Liku also maintains that I fell short of grasping
his supposed earlier argument on the enactment of a
legislation that provides “matters of trade
restraint, cartels, collusions…” which are not dealt
with or available in the proclamation I was
referring to, that is, “cooperative societies’
proclamation.” In his previous article, Liku
“submitted” that the government must provide some
framework by issuing a consumer protection policy
and a regulatory direction, the existence of which
he categorically denied. Without specifically
commenting on what I wrote pertaining to the
presence of a proclamation for the formation of
consumer cooperatives, he tried to make a subtle yet
unsuccessful shift to arguments on the non-existence
of a law that I neither discussed nor mentioned as
having any relation to the formation of consumer
cooperatives or other forms of groupings.
I am very well aware of a proclamation issued in
2003 governing trade practices, which provides a
host of provisions, among other issues, which
regulate prices and the equitable distribution of
certain basic goods and services in times of
irregular and inadequate supplies. These provisions
are necessary in order to safeguard the public. This
law also seeks to establish a system that is
conducive for the promotion of a competitive
environment by regulating anti-competitive practices
in order to maximize economic efficiency and social
welfare. This proclamation may be described as the
single major law on consumers’ protection and unfair
trade practices, although it is by no means the only
one since laws on consumer protection, under our
legal system, are highlighted in various
legislations.
What Liku considers a “novel idea” and perhaps
“unknown” distinction between consumer associations
“that deal with bread and butter issues” and “the
second ones that fight on issues of quality of life
concerns”, are interestingly put without explaining
the laws applicable to governing and regulating each
association. Obviously, the former are governed by
the aforementioned cooperative societies’
proclamation and the latter are regulated by the
rules of association under the Ethiopian Civil Code.

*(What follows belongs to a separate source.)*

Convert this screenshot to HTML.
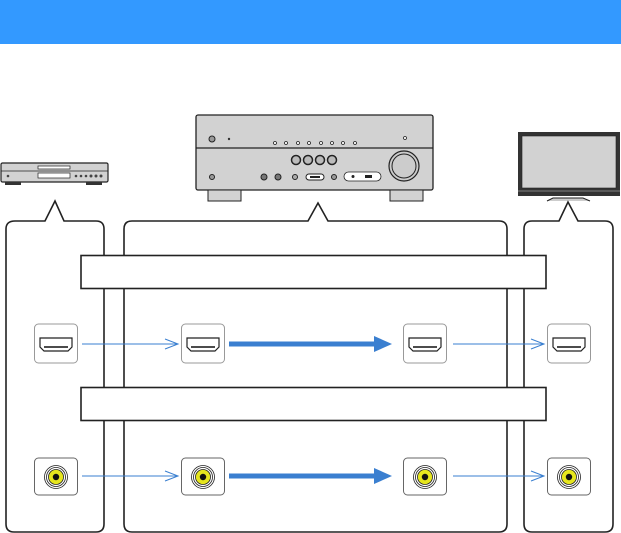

In the absence of such an understanding of the
series of Ethiopian laws, countless examples may be
cited of misguided legal advice provided by a new
breed of lawyers from both the previous and current
generations. It is important, however, to understand
that whenever a given state task is ordered for the
accomplishment of certain activities, it has been
customary to come up with “new” legislations, from
those already in existence but which simply have
despicably been forgotten or ignored. The law on the
lease of urban land and the law on condominiums are
the most notorious examples of this.
The Urban Land Lease Law and that on condominiums
are legal concepts that are sufficiently dealt with
under the Ethiopian Civil Code. Leasing and
sub-leasing of private and government houses is yet
another very disappointing example.
A decade ago, the Addis Abeba City Administration,
which was known then as the Region 14
Administration, tragically nullified and terminated
through administrative order, the legal relationship
established between the lessee and sub-lessee of
government occupied houses. It deemed the latter
illegal and not supported by any law notwithstanding
a valid and enforceable law under the Ethiopian
Civil Code, Article 2957-2964) and the Co-dwelling
Regulations No. 94/1986 that were promulgated under
the military government.
In those days, the Region 14 Administration decided
to sever its lease contract with lessees because of
the alleged illegality or absence of a law that
allowed it; and it entered into new lease contracts
with sub-lessees, a move that precipitated an
outrageous attack on the sanctity and legality of
the contracts. We all know the harsh consequences of
this action, particularly among the peaceful
residents of the confiscated houses.
In fact, among some lawyers, such measures may be
justified by invoking droit du seigneur - the
supposed legal or customary right of a feudal lord
to do what he wishes. However, this arbitrary right
is not granted to the current Ethiopian government
whose exercise of state power is strictly and
meticulously governed and regulated by the
constitution and other laws.
I hope the foregoing explanations will not be a
mysterious riddle or as enigmatic for Liku as the
1930s major European powers appeasement policy
towards Nazi Germany and more particularly, as the
1938 Munich Pact was for Sir Winston Churchill.